While the passport may not be genuine, the slaughter of 129 people and injuring of hundreds has intensified the debate in Europe about whether Syrian refugees pose a threat. The debate has spilled across the Atlantic.

In the United States, several Republican presidential candidates have opposed welcoming Muslim refugees from Syria and have been cheered by conservative activists for doing so. And more than half the nation’s governors — most of them Republicans — have said they oppose letting Syrians into their states.

In Europe, Polish Foreign Minister Witold Waszczykowski suggested taking male refugees arriving on Europe’s shores and forming an army that would be sent back to fight the Islamic State.

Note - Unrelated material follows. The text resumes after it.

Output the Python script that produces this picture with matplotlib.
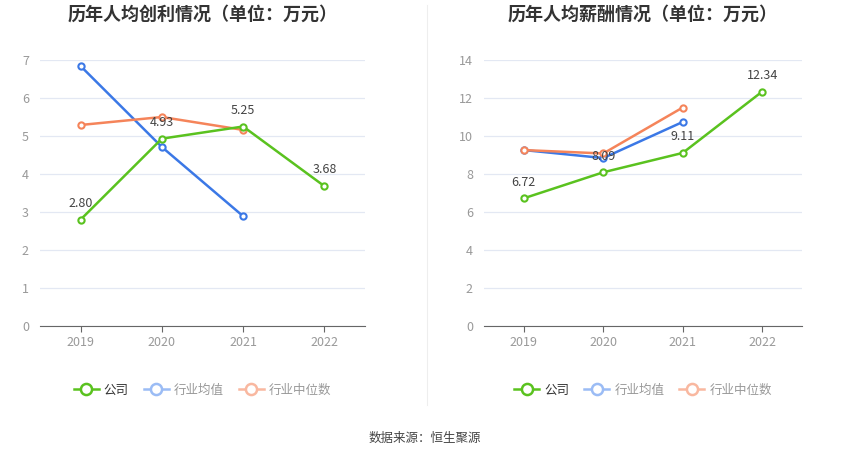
import matplotlib
matplotlib.use("Agg")
import matplotlib.pyplot as plt
from matplotlib.lines import Line2D

plt.rcParams['font.family'] = ['Noto Sans CJK SC', 'DejaVu Sans']

years = ["2019", "2020", "2021", "2022"]

profit_company = [2.80, 4.93, 5.25, 3.68]
profit_ind_mean = [6.84, 4.71, 2.89]
profit_ind_median = [5.29, 5.50, 5.16]

salary_company = [6.72, 8.09, 9.11, 12.34]
salary_ind_mean = [9.26, 8.84, 10.74]
salary_ind_median = [9.26, 9.08, 11.50]

titles = ["历年人均创利情况（单位：万元）", "历年人均薪酬情况（单位：万元）"]
legend_labels = ["公司", "行业均值", "行业中位数"]
source_text = "数据来源：恒生聚源"

GREEN = "#5ac21f"
BLUE = "#3b78e6"
ORANGE = "#f5845a"
GREEN_L = "#5ac21f"
BLUE_L = "#9bbcf5"
ORANGE_L = "#f9b8a0"

fig = plt.figure(figsize=(8.5, 4.59), dpi=100)

axes_specs = [
    (40/850, 133/459, 325/850, 266/459),
    (484/850, 133/459, 318/850, 266/459),
]
datasets = [
    (profit_company, profit_ind_mean, profit_ind_median, 7, 1),
    (salary_company, salary_ind_mean, salary_ind_median, 14, 2),
]

for i, (spec, data) in enumerate(zip(axes_specs, datasets)):
    comp, mean, med, ymax, step = data
    ax = fig.add_axes(spec)
    x = list(range(len(years)))
    kw = dict(lw=1.8, marker='o', ms=4.5, markerfacecolor='white', markeredgewidth=1.5)
    ax.plot(x[:len(mean)], mean, color=BLUE, zorder=3, **kw)
    ax.plot(x[:len(med)], med, color=ORANGE, zorder=3, **kw)
    ax.plot(x, comp, color=GREEN, zorder=4, **kw)
    for xi, v in zip(x, comp):
        ax.annotate(f"{v:.2f}", (xi, v), xytext=(0, 7), textcoords='offset points',
                    ha='center', va='bottom', fontsize=9, color='#444444', zorder=5)
    ax.set_xlim(-0.5, 3.5)
    ax.set_ylim(0, ymax)
    ax.set_yticks(range(0, ymax + 1, step))
    ax.set_xticks(x)
    ax.set_xticklabels(years)
    ax.grid(axis='y', color='#e3e8f3', lw=0.9)
    ax.set_axisbelow(True)
    for s in ['top', 'right', 'left']:
        ax.spines[s].set_visible(False)
    ax.spines['bottom'].set_color('#666666')
    ax.tick_params(axis='y', length=0, labelsize=9, colors='#999999', pad=8)
    ax.tick_params(axis='x', length=4, color='#666666', labelsize=9, colors='#999999', pad=3)
    cx = spec[0] + spec[2] / 2
    fig.text(cx, 1 - 14/459, titles[i], ha='center', va='center', fontsize=13,
             fontweight='bold', color='#333333')

    handles = [
        Line2D([], [], color=GREEN_L, lw=1.8, marker='o', ms=8, markerfacecolor='white', markeredgewidth=1.8),
        Line2D([], [], color=BLUE_L, lw=1.8, marker='o', ms=8, markerfacecolor='white', markeredgewidth=1.8),
        Line2D([], [], color=ORANGE_L, lw=1.8, marker='o', ms=8, markerfacecolor='white', markeredgewidth=1.8),
    ]
    leg = fig.legend(handles, legend_labels, loc='center', bbox_to_anchor=(cx, 1 - 390/459),
                     ncol=3, frameon=False, fontsize=9, handlelength=2.0, handletextpad=0.4,
                     columnspacing=1.2)
    for j, t in enumerate(leg.get_texts()):
        t.set_color('#333333' if j == 0 else '#999999')

fig.add_artist(Line2D([427/850, 427/850], [1 - 405/459, 1 - 5/459], color='#eeeeee', lw=0.8))
fig.text(0.5, 1 - 438/459, source_text, ha='center', va='center', fontsize=9, color='#444444')

fig.savefig("out.png", dpi=100, facecolor='white')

“Tens of thousands of young men disembark from their rubber dinghies with iPad in hand and instead of asking for drink or food, they ask where they can charge their cellphones,” he said, according to the Agence France-Presse.

Slovakian Prime Minister Robert Fico told reporters that Muslims in his country are being monitored as a potential threat.

“With the exception of Norway’s (Anders Behring) Breivik mass shooting, virtually every time there has been a terrorist attack, representatives of the Muslims were responsible. Therefore, if we have these people staying in Slovakia legally, it’s our duty to verify whether they have contacts with problematic persons,” he said.

While world leaders discussed the refugee crisis and the Paris killings at the G-20 summit in Turkey, experts on religion and humanitarianism held their own meeting at a G20 Interfaith Summit in Istanbul.

Kat Eghdamian, a researcher at the University College London, criticized the anti-refugee statements by political leaders.

“This has a very anti-Muslim, xenophobic aspect to it,” she said. “They’ve started to polarize the debate between refugees who are ‘deserving’ and those who are ‘not deserving.’ ”

While the majority of more than 820,000 people who have arrived in Europe by sea so far this year come from Muslim countries, Eghdamian pointed out that those seeking refuge are fleeing the same dangers no matter their religion.

“There is no alternative for these individuals. Many of them are fleeing religious extremism and religious terrorism; that’s true for the Muslim refugees as it’s true for the Christian refugees,” she said.

And while some politicians have argued against accepting Muslim refugees because the politicians’ countries do not have established Muslim communities, Eghdamian said it’s still discrimination and “clearly just a political move.”

Religion may be a factor in an asylum application, if the individual is part of a persecuted religious minority.

But Lena Larson, executive director of the Oslo Coalition on Freedom of Religion or Belief, said religion should not be used to deny refugee status.

“If your life is in danger it doesn’t matter which religious belonging you have,” she said.

Larson acknowledged that moving to a secular country would prove challenging for people from religious countries.

“When Muslims are coming from a Muslim-majority country to become a minority, that is also a challenge for the Muslims themselves. There are also Christians and (people from) other religious backgrounds; they are coming from backgrounds where religion is more visible,” she said.

Despite the debate, diverse faith groups have provided fundamental support to refugees and have functioned as more trustworthy and effective support services than those run by governments, Eghdamian said.

“These offer an alternative framework to show how religion can play a positive and constructive role in the refugee crisis, rather than fueling this dominant discourse of religion’s negative and destructive role,” she said.